FRANKFORT, Ky. – Kentucky's Democratic Senate primary remained in dispute Wednesday, with political newcomer Lois Combs Weinberg claiming victory over a former congressman who refused to concede.
In a surprisingly close vote, the well-financed Weinberg outpolled Tom Barlow by fewer than 1,000 votes out of more than 460,000 cast Tuesday.
In a canvass Wednesday by The Associated Press of all but one county, Weinberg held a lead of 616 votes in her bid to challenge three-term Republican Sen. Mitch McConnell this fall.
The AP tally showed Weinberg with 230,404 votes to Barlow's 229,788. The count by the secretary of state's office showed Weinberg with 230,282 votes to Barlow's 229,302, a 980-vote difference.
"It's great to be a winner," Weinberg said. "George Bush showed us whether you win by 100 votes or 100,000, you're still a winner."
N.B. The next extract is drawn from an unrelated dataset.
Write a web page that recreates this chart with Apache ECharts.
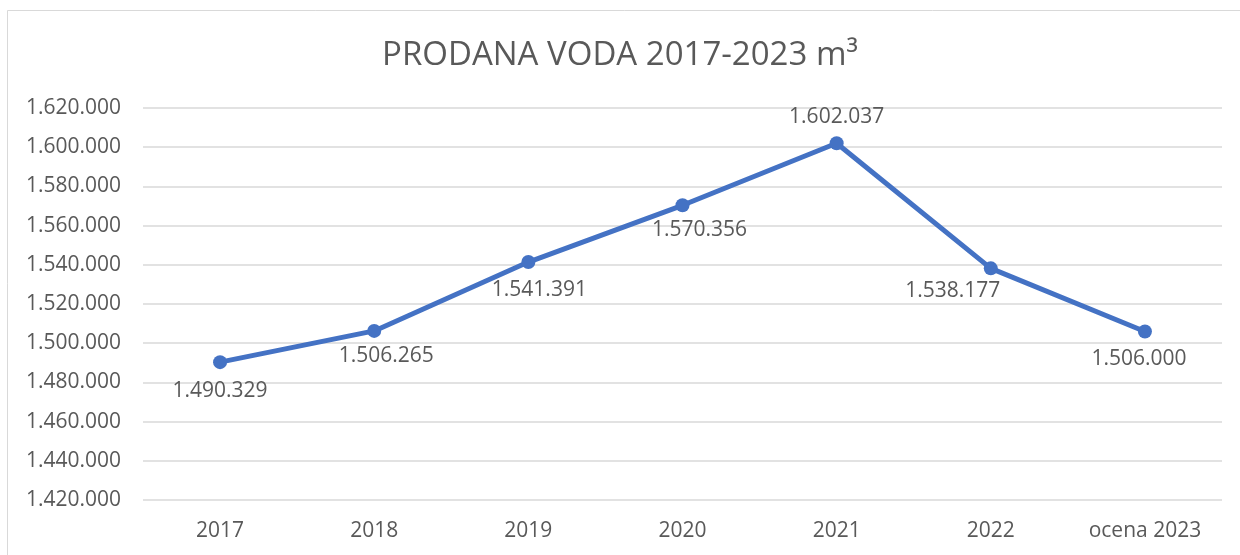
<!DOCTYPE html>
<html>
<head>
<meta charset="utf-8">
<script src="https://cdn.jsdelivr.net/npm/echarts@6/dist/echarts.min.js"></script>
<style>
  html, body { margin: 0; padding: 0; background: #fff; }
  #chart { width: 1240px; height: 555px; }
</style>
</head>
<body>
<div id="chart"></div>
<script>
// podatki
const years = ['2017', '2018', '2019', '2020', '2021', '2022', 'ocena 2023'];
const soldWater = [1490329, 1506265, 1541391, 1570356, 1602037, 1538177, 1506000];
const yMin = 1420000;
const yMax = 1620000;
const yStep = 20000;

// 1234567 -> 1.234.567
function fmt(v) {
  return String(Math.round(v)).replace(/\B(?=(\d{3})+(?!\d))/g, '.');
}

// label placement per point (Excel put them around the line by hand)
const labelPos = ['bottom', 'bottom', 'bottom', 'bottom', 'top', 'bottom', 'bottom'];
const labelShift = [[0, 0], [12, -3], [11, -1], [17, -4], [0, 2], [-38, -6], [-6, -1]];

const txt = '#595959';
const font = 'Open Sans';

const chart = echarts.init(document.getElementById('chart'));
chart.setOption({
  animation: false,
  backgroundColor: '#fff',
  textStyle: { fontFamily: font },
  graphic: [{
    type: 'rect',
    shape: { x: 7.5, y: 10.5, width: 1240, height: 560 },
    style: { fill: 'none', stroke: '#D9D9D9', lineWidth: 1 },
    silent: true
  }],
  title: {
    text: 'PRODANA VODA 2017-2023 m³',
    left: 'center',
    top: 34,
    textStyle: { color: txt, fontSize: 33, fontWeight: 'normal', fontFamily: font }
  },
  grid: { left: 143, right: 18, top: 108, bottom: 55 },
  xAxis: {
    type: 'category',
    data: years,
    boundaryGap: true,
    axisLine: { show: false },
    axisTick: { show: false },
    axisLabel: { color: txt, fontSize: 21, margin: 21, fontFamily: font }
  },
  yAxis: {
    type: 'value',
    min: yMin,
    max: yMax,
    interval: yStep,
    axisLine: { show: false },
    axisTick: { show: false },
    axisLabel: { color: txt, fontSize: 21, margin: 22, fontFamily: font, formatter: fmt },
    splitLine: { lineStyle: { color: '#D9D9D9', width: 1.5 } }
  },
  series: [{
    type: 'line',
    data: soldWater.map((v, i) => ({
      value: v,
      label: { position: labelPos[i], offset: labelShift[i] }
    })),
    color: '#4472C4',
    lineStyle: { width: 5, color: '#4472C4' },
    symbol: 'circle',
    symbolSize: 14,
    itemStyle: { color: '#4472C4' },
    label: {
      show: true,
      color: txt,
      fontSize: 21,
      distance: 11,
      fontFamily: font,
      formatter: p => fmt(p.value)
    }
  }]
});
</script>
</body>
</html>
Barlow said he would consult with friends before deciding whether to ask the state for a recanvass of votes cast in 3,461 precincts in 120 counties.
"That's an option that I will look at, but we've also got to remember party unity, too," said Barlow, who declined to say when he would make his decision. "I'm not going to stretch it out."
The State Board of Elections is scheduled to certify the voting on June 14. Barlow has until next Tuesday to ask for the recanvass, which can take up to a few weeks.
McConnell has apparently decided that Weinberg will be his opponent, and suggested her campaign will be a weak one.
"I think it would be safe to conclude that she kind of limps into the general election with a very divided party behind her," said McConnell, who has $4.1 million on hand for the fall campaign.
Weinberg, an education activist from eastern Kentucky and the daughter of the late Gov. Bert Combs, spent about $600,000 during the primary, much of it in a late rush of television commercials. Barlow, who runs a small business in Paducah, spent only $6,000, most of it on postage and gas for his van.
Weinberg reported about $800,000 on hand in her last campaign finance report.
"They were trying to save resources for the November election. They cut it closer than they should have," said Gov. Paul Patton, who had thrown his support and the party's behind Weinberg.
Also Tuesday, Idaho Democrats chose nominees to challenge two popular Republicans, Sen. Larry Craig and Gov. Dirk Kempthorne.
Craig will face Alan Blinken, a millionaire Wall Street investment banker, major national party fund-raiser and Clinton administration ambassador to Belgium.
Kempthorne easily defeated three challengers in the GOP primary and will face Democrat Jerry Brady, publisher of the Post Register newspaper in Idaho Falls. Brady, who beat a retired construction worker to win the nomination, is the 65-year-old grandson of a former governor.